General information
- Type: Paraglider
- National origin: Germany
- Manufacturer: Independence Paragliding
- Designer: Michaël Nesler
- Status: Production completed

History
- Manufactured: early 2000s

= Independence Dragon =

German paraglider

The Independence Dragon is a German single-place, paraglider that was designed by Michaël Nesler and produced by Independence Paragliding of Eisenberg, Thuringia. It is now out of production.

==Design and development==
The Dragon was designed as a beginner-intermediate glider. The design progressed through two generations of models, the Dragon and Dragon 2. The models are each named for their relative size.
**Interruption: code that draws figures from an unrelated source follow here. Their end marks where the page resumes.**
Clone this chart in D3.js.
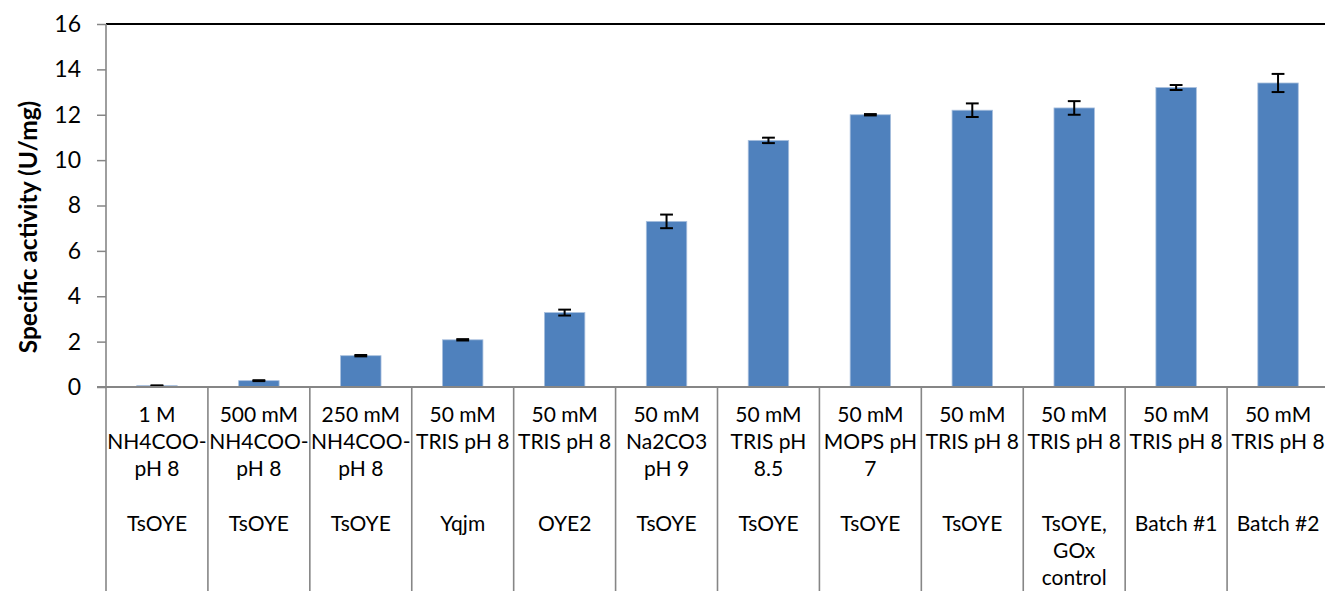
<!DOCTYPE html>
<html>
<head>
<meta charset="utf-8">
<script src="https://cdn.jsdelivr.net/npm/d3@7"></script>
<style>
  html, body { margin: 0; padding: 0; background: #fff; }
  svg { display: block; font-family: Lato, "Open Sans", sans-serif; }
</style>
</head>
<body>
<svg id="chart" width="1325" height="591"></svg>
<script>
// Buffer conditions (first category level), already wrapped into lines
const buffers = [
  ["1 M", "NH4COO-", "pH 8"],
  ["500 mM", "NH4COO-", "pH 8"],
  ["250 mM", "NH4COO-", "pH 8"],
  ["50 mM", "TRIS pH 8"],
  ["50 mM", "TRIS pH 8"],
  ["50 mM", "Na2CO3", "pH 9"],
  ["50 mM", "TRIS pH", "8.5"],
  ["50 mM", "MOPS pH", "7"],
  ["50 mM", "TRIS pH 8"],
  ["50 mM", "TRIS pH 8"],
  ["50 mM", "TRIS pH 8"],
  ["50 mM", "TRIS pH 8"]
];
// Enzyme / sample (second category level)
const enzymes = [
  ["TsOYE"], ["TsOYE"], ["TsOYE"], ["Yqjm"], ["OYE2"], ["TsOYE"],
  ["TsOYE"], ["TsOYE"], ["TsOYE"], ["TsOYE,", "GOx", "control"],
  ["Batch #1"], ["Batch #2"]
];
// Specific activity (U/mg) and standard deviation
const activity = [0.06, 0.28, 1.38, 2.08, 3.28, 7.3, 10.87, 12.0, 12.2, 12.3, 13.2, 13.4];
const stdev    = [0.01, 0.02, 0.03, 0.03, 0.13, 0.3, 0.12, 0.03, 0.3, 0.3, 0.11, 0.4];
const yTicks   = [0, 2, 4, 6, 8, 10, 12, 14, 16];
const yLabel   = "Specific activity (U/mg)";

const svg = d3.select("#chart");
const W = 1325, H = 591;
const plotLeft = 106, plotRight = 1329, plotTop = 24, plotBottom = 387;
const axisGrey = "#868686";
const catFont = 21, tickFont = 23, titleFont = 24.5;

const x = d3.scaleBand().domain(d3.range(activity.length)).range([plotLeft, plotRight]).padding(0);
const y = d3.scaleLinear().domain([0, 16]).range([plotBottom, plotTop]);
const barW = x.bandwidth() * 0.397;

// top border of plot area
svg.append("line")
  .attr("x1", plotLeft).attr("x2", plotRight)
  .attr("y1", plotTop).attr("y2", plotTop)
  .attr("stroke", "#000").attr("stroke-width", 2);

// bars
svg.append("g").selectAll("rect")
  .data(activity)
  .join("rect")
  .attr("x", (d, i) => x(i) + (x.bandwidth() - barW) / 2)
  .attr("y", d => y(d))
  .attr("width", barW)
  .attr("height", d => y(0) - y(d))
  .attr("fill", "#4F81BD")
  .attr("stroke", "#a9c0de")
  .attr("stroke-width", 0.8);

// error bars
const capHalf = 6.4;
const eb = svg.append("g").attr("stroke", "#000").attr("stroke-width", 2);
activity.forEach((v, i) => {
  const cx = x(i) + x.bandwidth() / 2;
  const y1 = y(v + stdev[i]), y2 = y(v - stdev[i]);
  eb.append("line").attr("x1", cx).attr("x2", cx).attr("y1", y1).attr("y2", y2);
  eb.append("line").attr("x1", cx - capHalf).attr("x2", cx + capHalf).attr("y1", y1).attr("y2", y1);
  eb.append("line").attr("x1", cx - capHalf).attr("x2", cx + capHalf).attr("y1", y2).attr("y2", y2);
});

// y axis
const yAxis = svg.append("g")
  .attr("transform", `translate(${plotLeft},0)`)
  .call(d3.axisLeft(y).tickValues(yTicks).tickSize(9).tickPadding(16).tickSizeOuter(0));
yAxis.select(".domain").remove();
yAxis.selectAll(".tick line").attr("stroke", axisGrey).attr("stroke-width", 1.5);
yAxis.selectAll(".tick text")
  .attr("fill", "#000")
  .style("font-size", tickFont + "px")
  .style("font-family", "Lato, sans-serif");

// left axis line running down through the category area
svg.append("line")
  .attr("x1", plotLeft).attr("x2", plotLeft)
  .attr("y1", plotTop).attr("y2", H)
  .attr("stroke", axisGrey).attr("stroke-width", 1.6);

// category axis line
svg.append("line")
  .attr("x1", plotLeft - 9).attr("x2", plotRight)
  .attr("y1", plotBottom).attr("y2", plotBottom)
  .attr("stroke", axisGrey).attr("stroke-width", 2);

// category dividers
svg.append("g").selectAll("line")
  .data(d3.range(1, activity.length + 1))
  .join("line")
  .attr("x1", i => x(i - 1) + x.bandwidth())
  .attr("x2", i => x(i - 1) + x.bandwidth())
  .attr("y1", plotBottom).attr("y2", H)
  .attr("stroke", axisGrey).attr("stroke-width", 1.6);

// category labels, two levels
const lineH = 27.3;
const cat = svg.append("g")
  .attr("text-anchor", "middle")
  .style("font-size", catFont + "px")
  .attr("fill", "#000");
buffers.forEach((lines, i) => {
  const cx = x(i) + x.bandwidth() / 2;
  lines.forEach((t, k) => {
    cat.append("text").attr("x", cx).attr("y", 421.5 + k * lineH).text(t);
  });
});
enzymes.forEach((lines, i) => {
  const cx = x(i) + x.bandwidth() / 2;
  lines.forEach((t, k) => {
    cat.append("text").attr("x", cx).attr("y", 530.5 + k * lineH).text(t);
  });
});

// y axis title
svg.append("text")
  .attr("transform", "translate(27,227) rotate(-90)")
  .attr("text-anchor", "middle")
  .attr("dominant-baseline", "central")
  .style("font-size", titleFont + "px")
  .style("font-weight", "bold")
  .attr("fill", "#000")
  .text(yLabel);
</script>
</body>
</html>
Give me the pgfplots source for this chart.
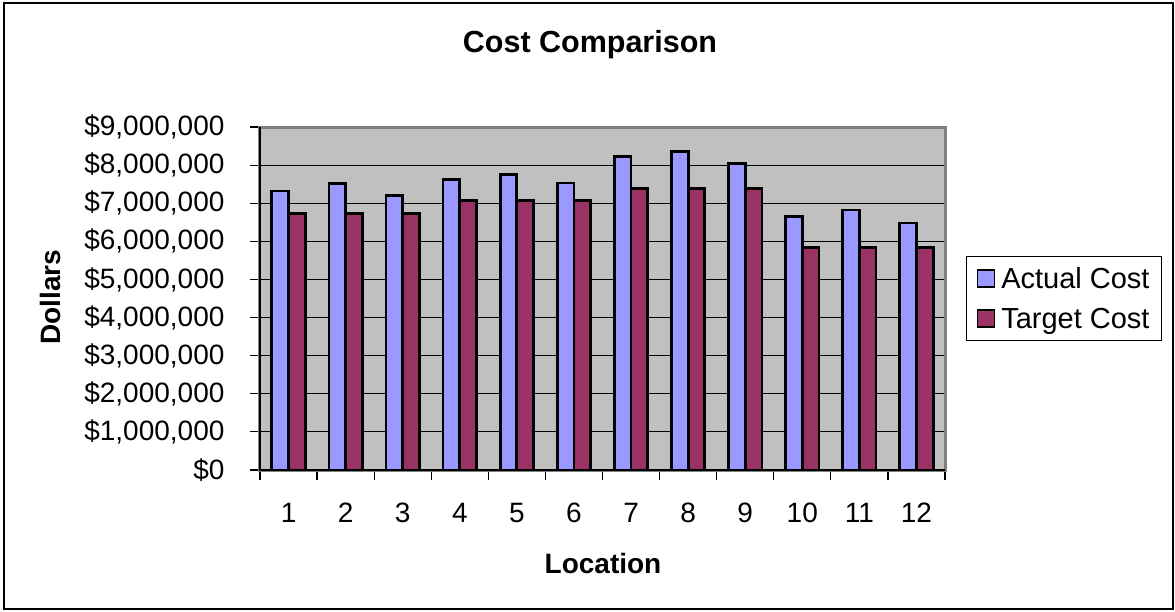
\documentclass[border=0pt]{standalone}
\usepackage{pgfplots}
\pgfplotsset{compat=1.18}
\usepackage{fontspec}
\setmainfont{Liberation Sans}
\definecolor{actual}{HTML}{9999FF}
\definecolor{target}{HTML}{993366}
\definecolor{plotbg}{HTML}{C0C0C0}
\begin{document}
\begin{tikzpicture}
\useasboundingbox (-260pt,-141pt) rectangle (915pt,470pt);
\draw[black, line width=1.2pt] (-256pt,-139pt) rectangle (913pt,467pt);
\begin{axis}[
    at={(0pt,0pt)}, anchor=south west,
    width=685pt, height=343pt, scale only axis,
    font=\fontsize{28}{34}\selectfont,
    /pgf/number format/assume math mode=true,
    ybar=0pt, bar width=16.7pt,
    xmin=0.5, xmax=12.5,
    ymin=0, ymax=9000000,
    xtick={1,...,12},
    minor xtick={0.5,1.5,...,12.5},
    major x tick style={draw=none},
    xtick pos=bottom, ytick pos=left,
    ytick={0,1000000,...,9000000},
    scaled y ticks=false,
    yticklabel={\$\pgfmathprintnumber[fixed,precision=0,1000 sep={,}]{\tick}},
    tick align=outside,
    major tick length=10pt, minor tick length=10pt,
    tick style={black, line width=1.2pt},
    xticklabel style={anchor=center, yshift=-33pt},
    yticklabel style={anchor=east, xshift=-22pt},
    ymajorgrids, major grid style={black, line width=1.2pt},
    axis line style={draw=gray, line width=3pt},
    axis background/.style={fill=plotbg},
    legend style={at={(1,0.5)}, anchor=west, xshift=21pt,
        draw=black, line width=1pt, inner xsep=10pt, inner ysep=9pt,
        row sep=14pt, column sep=4pt,
        font=\fontsize{29}{34}\selectfont, cells={anchor=west}},
    legend image code/.code={\draw[#1, line width=1.8pt] (0pt,-8.5pt) rectangle (17pt,8.5pt);},
    clip=false,
]
\addplot[fill=actual, draw=black, line width=2.8pt] coordinates {
    (1,7320000) (2,7520000) (3,7200000) (4,7630000) (5,7760000) (6,7530000)
    (7,8220000) (8,8350000) (9,8040000) (10,6660000) (11,6820000) (12,6480000)};
\addplot[fill=target, draw=black, line width=2.8pt] coordinates {
    (1,6720000) (2,6720000) (3,6720000) (4,7080000) (5,7080000) (6,7080000)
    (7,7380000) (8,7380000) (9,7380000) (10,5840000) (11,5840000) (12,5840000)};
\legend{Actual Cost, Target Cost}
\draw[black, line width=1.5pt] (rel axis cs:0,1) -- (rel axis cs:0,0) -- (rel axis cs:1,0);
\end{axis}
\node[font=\fontsize{30.5}{36}\selectfont\bfseries] at (330pt,425pt) {Cost Comparison};
\node[font=\fontsize{28}{34}\selectfont\bfseries] at (343pt,-93pt) {Location};
\node[font=\fontsize{28}{34}\selectfont\bfseries, rotate=90] at (-210pt,173pt) {Dollars};
\end{tikzpicture}
\end{document}
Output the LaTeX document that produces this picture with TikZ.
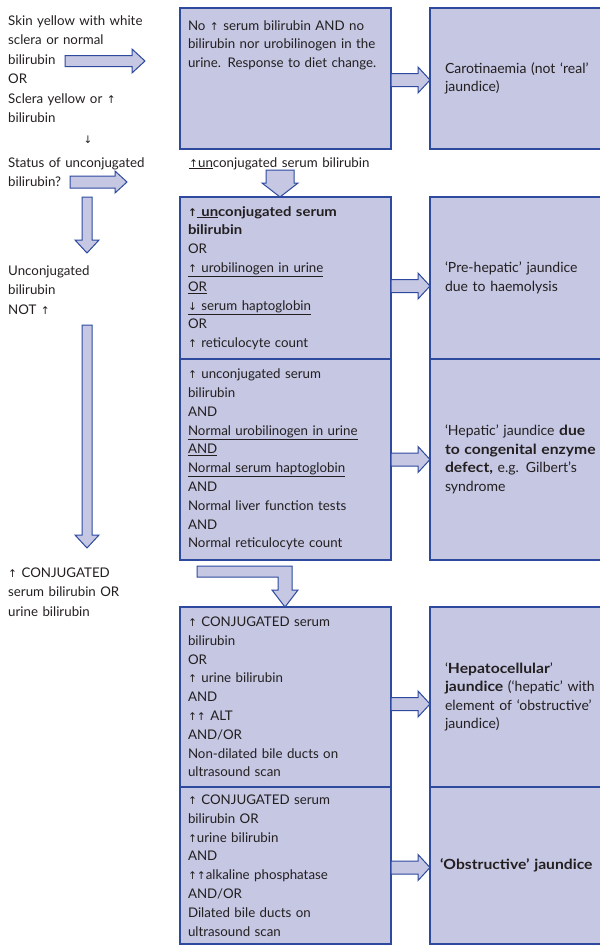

Company test pilot Christian Amon was also involved in the development as well as flight testing of the Dragon.

==Variants==
- Dragon 2 S
Small-sized model for lighter pilots. Its 11.6 m span wing has a wing area of 24.07 m2, 46 cells and the aspect ratio is 5.5:1. The pilot weight range is 65 to 85 kg. The glider model is DHV 1-2 certified.
- Dragon 2 M
Mid-sized model for medium-weight pilots. Its 12.5 m span wing has a wing area of 27.83 m2, 46 cells and the aspect ratio is 5.5:1. The pilot weight range is 80 to 105 kg. The glider model is DHV 1-2 certified.
- Dragon 2 L
Large-sized model for heavier pilots. Its 13.0 m span wing has a wing area of 30.68 m2, 46 cells and the aspect ratio is 5.5:1. The pilot weight range is 100 to 125 kg. The glider model is DHV 1-2 certified.
- Dragon 2 XL
Extra large-sized model for much heavier pilots. Its 13.5 m span wing has a wing area of 33.1 m2, 40 cells and the aspect ratio is 5.5:1. The pilot weight range is 100 to 135 kg. The glider model is DHV 1-2 certified.